Among the 6,407 children who underwent a drainage procedure, the researchers determined the following:
Treatment failure occurred in 107 clindamycin patients, compared with 246 taking TMP-SMX and 215 taking a beta-lactam
- Compared with clindamycin, prescribing TMP-SMX (OR=1.67; 95% CI: 1.44-1.95) or a beta-lactam (OR= 1.22; 95% CI: 1.06-1.41) doubled the odds for treatment failure
- SSTI recurrence occurred in 280 clindamycin patients, 359 TMP-SMX patients and 355 on a beta-lactam
- Recurrence rates were significantly higher among patients prescribed TMP-SMX (HR= 1.26; 95% CI: 1.06-1.49) or beta-lactams (HR=1.42; 95% CI: 1.19-1.69), compared with those prescribed clindamycin
Findings were similar among 41,094 children who did not undergo incision and drainage, the researchers determined, 2,435 of who experienced a treatment failure and 5,436, a recurrence.
As with the other cohort, children prescribed TMP-SMX (HR=1.67; 95% CI: 1.44-1.95) and beta-lactams (HR=1.22; 95% CI: 1.06-1.41) were more likely to experience treatment failure.
Recurrence was also more common with TMP-SMX (HR=1.20; 95% CI: 1.13-1.44) and beta-lactams (HR=1.08; 95% CI: 0.99-1.18) compared with clindamycin in this group.
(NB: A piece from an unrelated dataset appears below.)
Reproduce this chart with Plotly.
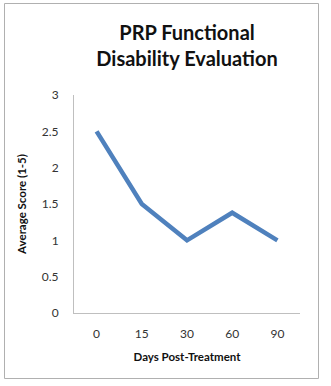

The researchers concluded that clindamycin is superior to both TMP-SMX and beta-lactams for acute treatment and SSTI recurrence. “This effect was most significant for children with purulent SSTI who underwent drainage,” they wrote.
Furthermore, although beta-lactams are no longer recommended when MRSA is suspected, the researchers suggested that these antibiotics “may still be effective for nonpurulent SSTIs, such as uncomplicated cellulitis or impetigo.”
They emphasized that incision and drainage remain the treatment of choice for purulent SSTIs.
Study limitations include the potential for residual confounding and errors in antibiotic exposure classification and outcomes. Larger, randomized, controlled clinical trials to confirm these findings, the researchers acknowledges, as well as to provide insight into the mechanisms responsible for treatment failure and recurrence.